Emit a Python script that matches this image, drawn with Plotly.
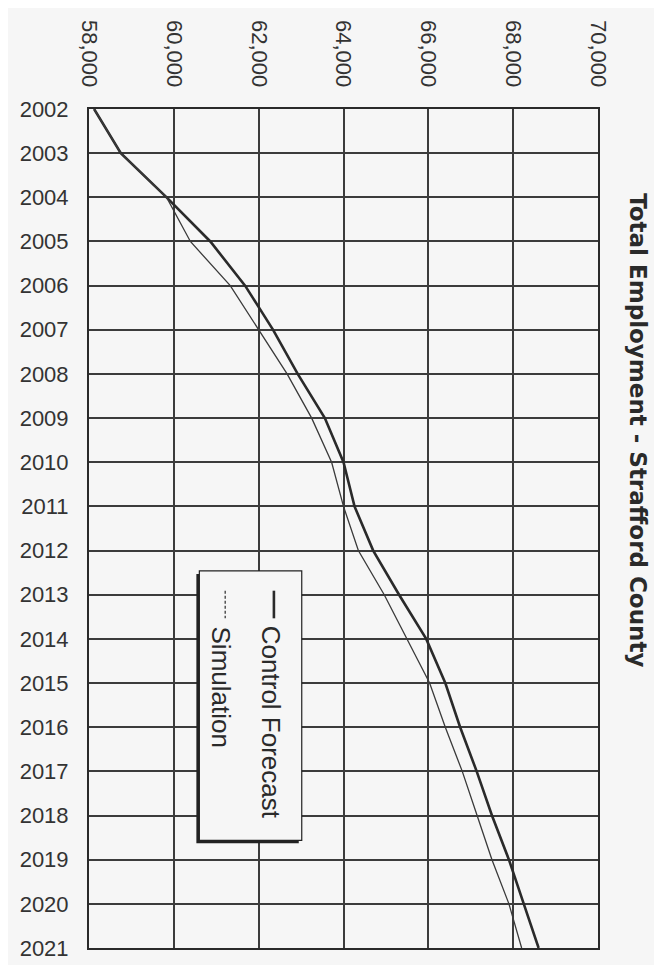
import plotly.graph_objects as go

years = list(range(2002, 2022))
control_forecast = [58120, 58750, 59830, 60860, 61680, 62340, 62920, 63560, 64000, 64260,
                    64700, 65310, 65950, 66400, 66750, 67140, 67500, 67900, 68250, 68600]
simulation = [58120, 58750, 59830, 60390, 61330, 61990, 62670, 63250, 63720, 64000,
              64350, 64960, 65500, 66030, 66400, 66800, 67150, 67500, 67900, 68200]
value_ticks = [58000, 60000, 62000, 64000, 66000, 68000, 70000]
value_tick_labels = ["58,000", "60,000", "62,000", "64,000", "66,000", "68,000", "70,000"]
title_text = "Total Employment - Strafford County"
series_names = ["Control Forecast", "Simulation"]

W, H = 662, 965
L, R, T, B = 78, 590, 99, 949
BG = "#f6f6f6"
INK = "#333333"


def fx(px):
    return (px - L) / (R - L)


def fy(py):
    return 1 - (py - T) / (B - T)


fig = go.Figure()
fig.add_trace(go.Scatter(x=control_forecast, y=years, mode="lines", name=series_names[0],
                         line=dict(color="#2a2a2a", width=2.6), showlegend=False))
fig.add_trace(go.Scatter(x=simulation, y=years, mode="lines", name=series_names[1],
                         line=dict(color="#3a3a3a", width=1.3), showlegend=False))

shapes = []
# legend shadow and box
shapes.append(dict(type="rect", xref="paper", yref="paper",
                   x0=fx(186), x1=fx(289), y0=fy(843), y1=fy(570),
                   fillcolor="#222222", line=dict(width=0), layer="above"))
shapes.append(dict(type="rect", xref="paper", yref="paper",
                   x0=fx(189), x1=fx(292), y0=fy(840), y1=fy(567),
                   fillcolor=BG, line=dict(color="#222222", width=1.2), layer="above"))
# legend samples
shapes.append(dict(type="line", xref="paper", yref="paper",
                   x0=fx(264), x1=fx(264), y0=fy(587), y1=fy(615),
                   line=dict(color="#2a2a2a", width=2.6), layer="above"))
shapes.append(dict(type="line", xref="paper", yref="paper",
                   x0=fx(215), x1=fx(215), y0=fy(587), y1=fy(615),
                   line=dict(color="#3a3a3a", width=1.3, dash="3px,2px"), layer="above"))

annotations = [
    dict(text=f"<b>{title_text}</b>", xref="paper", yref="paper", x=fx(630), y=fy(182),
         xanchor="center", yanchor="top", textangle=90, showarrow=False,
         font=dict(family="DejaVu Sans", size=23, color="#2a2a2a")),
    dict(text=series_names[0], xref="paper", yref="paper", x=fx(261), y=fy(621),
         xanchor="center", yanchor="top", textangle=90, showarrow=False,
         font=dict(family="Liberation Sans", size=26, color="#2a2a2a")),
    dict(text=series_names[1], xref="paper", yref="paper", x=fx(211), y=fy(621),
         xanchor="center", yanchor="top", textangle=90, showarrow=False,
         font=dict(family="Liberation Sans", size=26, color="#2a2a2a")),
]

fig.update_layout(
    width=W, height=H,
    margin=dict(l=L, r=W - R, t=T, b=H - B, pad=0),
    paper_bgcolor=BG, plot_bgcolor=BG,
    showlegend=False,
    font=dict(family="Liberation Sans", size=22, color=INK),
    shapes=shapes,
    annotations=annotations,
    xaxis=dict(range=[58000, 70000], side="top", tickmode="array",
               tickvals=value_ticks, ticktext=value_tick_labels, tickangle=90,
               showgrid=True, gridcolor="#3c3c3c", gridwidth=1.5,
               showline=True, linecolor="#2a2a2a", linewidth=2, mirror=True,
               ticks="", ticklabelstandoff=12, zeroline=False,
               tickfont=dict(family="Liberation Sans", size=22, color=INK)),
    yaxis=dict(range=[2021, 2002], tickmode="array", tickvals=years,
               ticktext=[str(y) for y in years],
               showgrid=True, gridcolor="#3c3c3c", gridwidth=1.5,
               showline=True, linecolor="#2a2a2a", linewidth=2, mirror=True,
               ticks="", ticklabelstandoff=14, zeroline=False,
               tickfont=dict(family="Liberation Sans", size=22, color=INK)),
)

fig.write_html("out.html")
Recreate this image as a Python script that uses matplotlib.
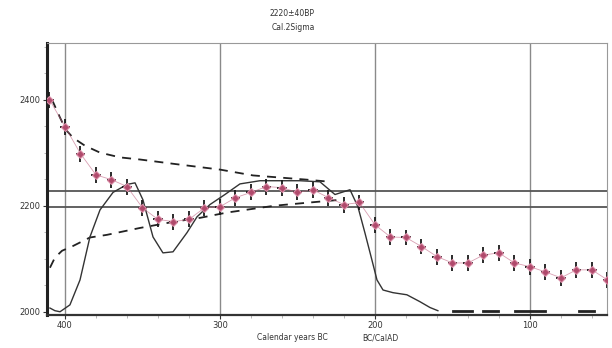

GOAL OF THE EXERCISE – In your copy of the records, include no pictures; repeat everything else exactly.

EXERCISE RESULT –
Emit a Python script that matches this image, drawn with Plotly.
import plotly.graph_objects as go

years = list(range(2002, 2022))
control_forecast = [58120, 58750, 59830, 60860, 61680, 62340, 62920, 63560, 64000, 64260,
                    64700, 65310, 65950, 66400, 66750, 67140, 67500, 67900, 68250, 68600]
simulation = [58120, 58750, 59830, 60390, 61330, 61990, 62670, 63250, 63720, 64000,
              64350, 64960, 65500, 66030, 66400, 66800, 67150, 67500, 67900, 68200]
value_ticks = [58000, 60000, 62000, 64000, 66000, 68000, 70000]
value_tick_labels = ["58,000", "60,000", "62,000", "64,000", "66,000", "68,000", "70,000"]
title_text = "Total Employment - Strafford County"
series_names = ["Control Forecast", "Simulation"]

W, H = 662, 965
L, R, T, B = 78, 590, 99, 949
BG = "#f6f6f6"
INK = "#333333"


def fx(px):
    return (px - L) / (R - L)


def fy(py):
    return 1 - (py - T) / (B - T)


fig = go.Figure()
fig.add_trace(go.Scatter(x=control_forecast, y=years, mode="lines", name=series_names[0],
                         line=dict(color="#2a2a2a", width=2.6), showlegend=False))
fig.add_trace(go.Scatter(x=simulation, y=years, mode="lines", name=series_names[1],
                         line=dict(color="#3a3a3a", width=1.3), showlegend=False))

shapes = []
# legend shadow and box
shapes.append(dict(type="rect", xref="paper", yref="paper",
                   x0=fx(186), x1=fx(289), y0=fy(843), y1=fy(570),
                   fillcolor="#222222", line=dict(width=0), layer="above"))
shapes.append(dict(type="rect", xref="paper", yref="paper",
                   x0=fx(189), x1=fx(292), y0=fy(840), y1=fy(567),
                   fillcolor=BG, line=dict(color="#222222", width=1.2), layer="above"))
# legend samples
shapes.append(dict(type="line", xref="paper", yref="paper",
                   x0=fx(264), x1=fx(264), y0=fy(587), y1=fy(615),
                   line=dict(color="#2a2a2a", width=2.6), layer="above"))
shapes.append(dict(type="line", xref="paper", yref="paper",
                   x0=fx(215), x1=fx(215), y0=fy(587), y1=fy(615),
                   line=dict(color="#3a3a3a", width=1.3, dash="3px,2px"), layer="above"))

annotations = [
    dict(text=f"<b>{title_text}</b>", xref="paper", yref="paper", x=fx(630), y=fy(182),
         xanchor="center", yanchor="top", textangle=90, showarrow=False,
         font=dict(family="DejaVu Sans", size=23, color="#2a2a2a")),
    dict(text=series_names[0], xref="paper", yref="paper", x=fx(261), y=fy(621),
         xanchor="center", yanchor="top", textangle=90, showarrow=False,
         font=dict(family="Liberation Sans", size=26, color="#2a2a2a")),
    dict(text=series_names[1], xref="paper", yref="paper", x=fx(211), y=fy(621),
         xanchor="center", yanchor="top", textangle=90, showarrow=False,
         font=dict(family="Liberation Sans", size=26, color="#2a2a2a")),
]

fig.update_layout(
    width=W, height=H,
    margin=dict(l=L, r=W - R, t=T, b=H - B, pad=0),
    paper_bgcolor=BG, plot_bgcolor=BG,
    showlegend=False,
    font=dict(family="Liberation Sans", size=22, color=INK),
    shapes=shapes,
    annotations=annotations,
    xaxis=dict(range=[58000, 70000], side="top", tickmode="array",
               tickvals=value_ticks, ticktext=value_tick_labels, tickangle=90,
               showgrid=True, gridcolor="#3c3c3c", gridwidth=1.5,
               showline=True, linecolor="#2a2a2a", linewidth=2, mirror=True,
               ticks="", ticklabelstandoff=12, zeroline=False,
               tickfont=dict(family="Liberation Sans", size=22, color=INK)),
    yaxis=dict(range=[2021, 2002], tickmode="array", tickvals=years,
               ticktext=[str(y) for y in years],
               showgrid=True, gridcolor="#3c3c3c", gridwidth=1.5,
               showline=True, linecolor="#2a2a2a", linewidth=2, mirror=True,
               ticks="", ticklabelstandoff=14, zeroline=False,
               tickfont=dict(family="Liberation Sans", size=22, color=INK)),
)

fig.write_html("out.html")
Recreate this image as a Python script that uses matplotlib.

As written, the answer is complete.